Dealing with Duplicates.


I have a large table which contains some duplicate records (on accnt_num ). I do not just want to just dedupe the table as work need to done on those duplicate accounts.

Ideally I want to create a second table holding just the duplicate records (Again ideally I would like the duplicate record to be the 2nd record added to the original table—by load_date. )

Could somebody please advise me of the best way of tackling this problem.

With thanks

Bob
3 REPLIES

Re: Dealing with Duplicates.

Hello Bob.
That is an interesting problem. Here is some psedo-code.
It might point you in the right direction. I'm sure there
are various ways to approach this.

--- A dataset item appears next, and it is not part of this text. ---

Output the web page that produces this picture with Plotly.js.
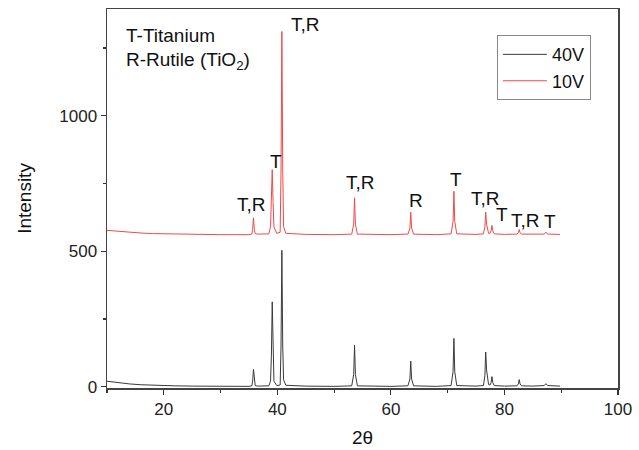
<!DOCTYPE html>
<html>
<head>
<meta charset="utf-8">
<script src="https://cdn.plot.ly/plotly-3.0.1.min.js"></script>
<style>html,body{margin:0;padding:0;background:#fff;}#chart{width:639px;height:450px;}</style>
</head>
<body>
<div id="chart"></div>
<script>
// 2-theta positions (degrees)
const twoTheta = [10, 12, 14, 16, 18, 20, 22, 25, 30, 35,
  35.5, 35.65, 35.8, 35.95, 36.1, 36.5,
  38.5, 38.8, 38.95, 39.1, 39.25, 39.4, 39.9,
  40.5, 40.65, 40.8, 40.95, 41.1, 41.5,
  45, 50,
  53.1, 53.45, 53.6, 53.75, 54.1,
  60,
  63.0, 63.35, 63.5, 63.65, 64.0,
  68,
  70.6, 70.95, 71.1, 71.25, 71.6,
  75,
  76.3, 76.55, 76.7, 76.85, 76.95, 77.2,
  77.45, 77.65, 77.8, 77.95, 78.2,
  80,
  82.2, 82.45, 82.6, 82.75, 83.0,
  85,
  87.0, 87.3, 87.6, 89.8];

// 40V intensities
const int40V = [20, 14, 10, 7, 5, 4, 3, 2, 1, 1,
  3, 20, 64, 20, 4, 2,
  3, 20, 110, 313, 110, 20, 4,
  6, 150, 503, 150, 25, 5,
  2, 1,
  3, 45, 153, 45, 3,
  1,
  3, 28, 94, 28, 3,
  1,
  4, 55, 178, 55, 4,
  2,
  4, 40, 128, 62, 50, 8,
  6, 15, 37, 15, 4,
  2,
  3, 10, 26, 10, 3,
  2,
  4, 11, 4, 2];

// 10V intensities
const int10V = [577, 573, 570, 567, 565, 564, 563, 562, 561, 561,
  563, 580, 623, 580, 565, 563,
  564, 590, 680, 801, 680, 590, 566,
  570, 800, 1311, 800, 590, 566,
  562, 561,
  563, 600, 697, 600, 563,
  561,
  563, 585, 644, 585, 563,
  561,
  564, 610, 721, 610, 564,
  562,
  564, 590, 644, 600, 585, 566,
  566, 575, 595, 575, 564,
  562,
  563, 568, 580, 568, 563,
  562,
  563, 570, 563, 562];

const seriesNames = ["40V", "10V"];

// peak labels
const labelText = ["T,R", "T", "T,R", "T,R", "R", "T", "T,R", "T", "T,R", "T"];
const labelX = [35.4, 39.8, 45.0, 54.6, 64.4, 71.4, 76.7, 79.6, 83.7, 88.1];
const labelY = [672, 832, 1336, 754, 687, 764, 694, 635, 614, 611];

const legendLines = ["T-Titanium", "R-Rutile (TiO<sub>2</sub>)"];

const font = "Liberation Sans, Arial, sans-serif";

const traces = [
  {x: twoTheta, y: int40V, name: seriesNames[0], type: "scatter", mode: "lines",
   line: {color: "#3a3a3a", width: 1}},
  {x: twoTheta, y: int10V, name: seriesNames[1], type: "scatter", mode: "lines",
   line: {color: "#ee4a4a", width: 1}}
];

const annotations = labelText.map((t, i) => ({
  x: labelX[i], y: labelY[i], xref: "x", yref: "y", text: t, showarrow: false,
  font: {family: font, size: 19, color: "#111"}, xanchor: "center", yanchor: "middle"
}));
annotations.push({x: 0.034, y: (388.5 - 36) / 379.5, xref: "paper", yref: "paper", text: legendLines[0], showarrow: false,
  font: {family: font, size: 19, color: "#111"}, xanchor: "left", yanchor: "middle"});
annotations.push({x: 0.034, y: (388.5 - 61) / 379.5, xref: "paper", yref: "paper", text: legendLines[1], showarrow: false,
  font: {family: font, size: 19, color: "#111"}, xanchor: "left", yanchor: "middle"});

const layout = {
  width: 639, height: 450,
  margin: {l: 107, r: 21, t: 9, b: 62},
  paper_bgcolor: "#fff", plot_bgcolor: "#fff",
  font: {family: font, size: 17, color: "#222"},
  showlegend: true,
  legend: {x: 0.763, y: 0.931, xanchor: "left", yanchor: "top",
    bordercolor: "#888", borderwidth: 1, bgcolor: "rgba(0,0,0,0)",
    itemwidth: 44,
    font: {family: font, size: 18, color: "#111"}, tracegroupgap: 0},
  xaxis: {range: [10, 100], tick0: 0, dtick: 20, ticks: "outside", ticklen: 5, tickwidth: 1.2,
    tickcolor: "#333", showline: true, linecolor: "#444", linewidth: 1.5, mirror: true,
    showgrid: false, zeroline: false,
    minor: {dtick: 10, tick0: 0, ticks: "outside", ticklen: 3, tickcolor: "#333", showgrid: false},
    tickfont: {family: font, size: 17, color: "#222"},
    title: {text: "2θ", font: {family: font, size: 19, color: "#111"}, standoff: 13}},
  yaxis: {range: [-5, 1394], tickvals: [0, 500, 1000], ticks: "outside", ticklen: 5, tickwidth: 1.2,
    tickcolor: "#333", showline: true, linecolor: "#444", linewidth: 1.5, mirror: true,
    showgrid: false, zeroline: false,
    minor: {tickvals: [250, 750, 1250], ticks: "outside", ticklen: 3, tickcolor: "#333", showgrid: false},
    tickfont: {family: font, size: 17, color: "#222"},
    title: {text: "Intensity", font: {family: font, size: 19, color: "#111"}, standoff: 22}},
  annotations: annotations
};

Plotly.newPlot("chart", traces, layout, {displayModeBar: false, staticPlot: true});
</script>
</body>
</html>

But, this is my first idea.

one sql statement grabs every account number and it's earliest load date.
Something like:

DERIVED TABLE_A:

SELECT account_number, min(load_date), min(sequence_id)
FROM tbl_acct
GROUP BY account_number

another sql statement identifies which account numbers have duplicate values

DERIVED TABLE_B:

SELECT account_number
FROM tbl_acct
GROUP BY account_number
HAVING COUNT(*) > 1

INSERT INTO TABLE_DUPLICATES VALUES(

SELECT *
FROM tbl_acct
WHERE account_number IN(SELECT * FROM TABLE_B)
AND (account_number, load_date, sequence_id) NOT IN(SELECT * FROM TABLE_A) )

Enthusiast

Re: Dealing with Duplicates.

HERE IS A SIMPLE SOLUTION:
Test scenario created:
CREATE TABLE isen.account_details(acc_no VARCHAR(30) NOT NULL,FNAME VARCHAR(30),LNAME VARCHAR(30),ACC_TYPE VARCHAR(3) NOT NULL,REC_LOAD_DATE DATE);

INSERT INTO isen.account_details( '100','JEET','POTTER','CHQ',CURRENT_DATE-3);
INSERT INTO isen.account_details( '100','EMMA','POTTER','SAV',CURRENT_DATE);
INSERT INTO isen.account_details( '200','STEVE','NATGELLE','SAV',CURRENT_DATE);
INSERT INTO isen.account_details( '200','MIKE','NATGELLE','TFS',CURRENT_DATE-2);
INSERT INTO isen.account_details( '200','ROHIT','ALAWAT','TFS',CURRENT_DATE-3);
INSERT INTO isen.account_details( '300','NICHOLAS','SLIM','TFS',CURRENT_DATE);

TO INSERT INTO THE DUPILATE TABLE USE THE BELOW QUERY:

SELECT ACC_NO,FNAME,LNAME,ACC_TYPE,REC_LOAD_DATE FROM
(
SELECT
A.*
,ROW_NUMBER() OVER (PARTITION BY ACC_NO
ORDER BY REC_LOAD_DATE) AS ACCT_ORDR_NBR
FROM ISEN.ACCOUNT_DETAILS A ) DER
WHERE DER.ACCT_ORDR_NBR>1;

TO POPULATE THE TABLE WITH CURRENT ACCOUNTS USE THE FOLLOWING QUERY:

SELECT ACC_NO,FNAME,LNAME,ACC_TYPE,REC_LOAD_DATE FROM
(
SELECT
A.*
,ROW_NUMBER() OVER (PARTITION BY ACC_NO
ORDER BY REC_LOAD_DATE) AS ACCT_ORDR_NBR
FROM IPFRDEV_T.ACCOUNT_DETAILS A ) DER
WHERE DER.ACCT_ORDR_NBR=1;

Hope it helps!!
Enthusiast

Re: Dealing with Duplicates.

create table duplicates as (
select * from your_table
qualify rank() over (partition by account_number order by load_date ascending) >1
) with data primary index (account_number,load_date)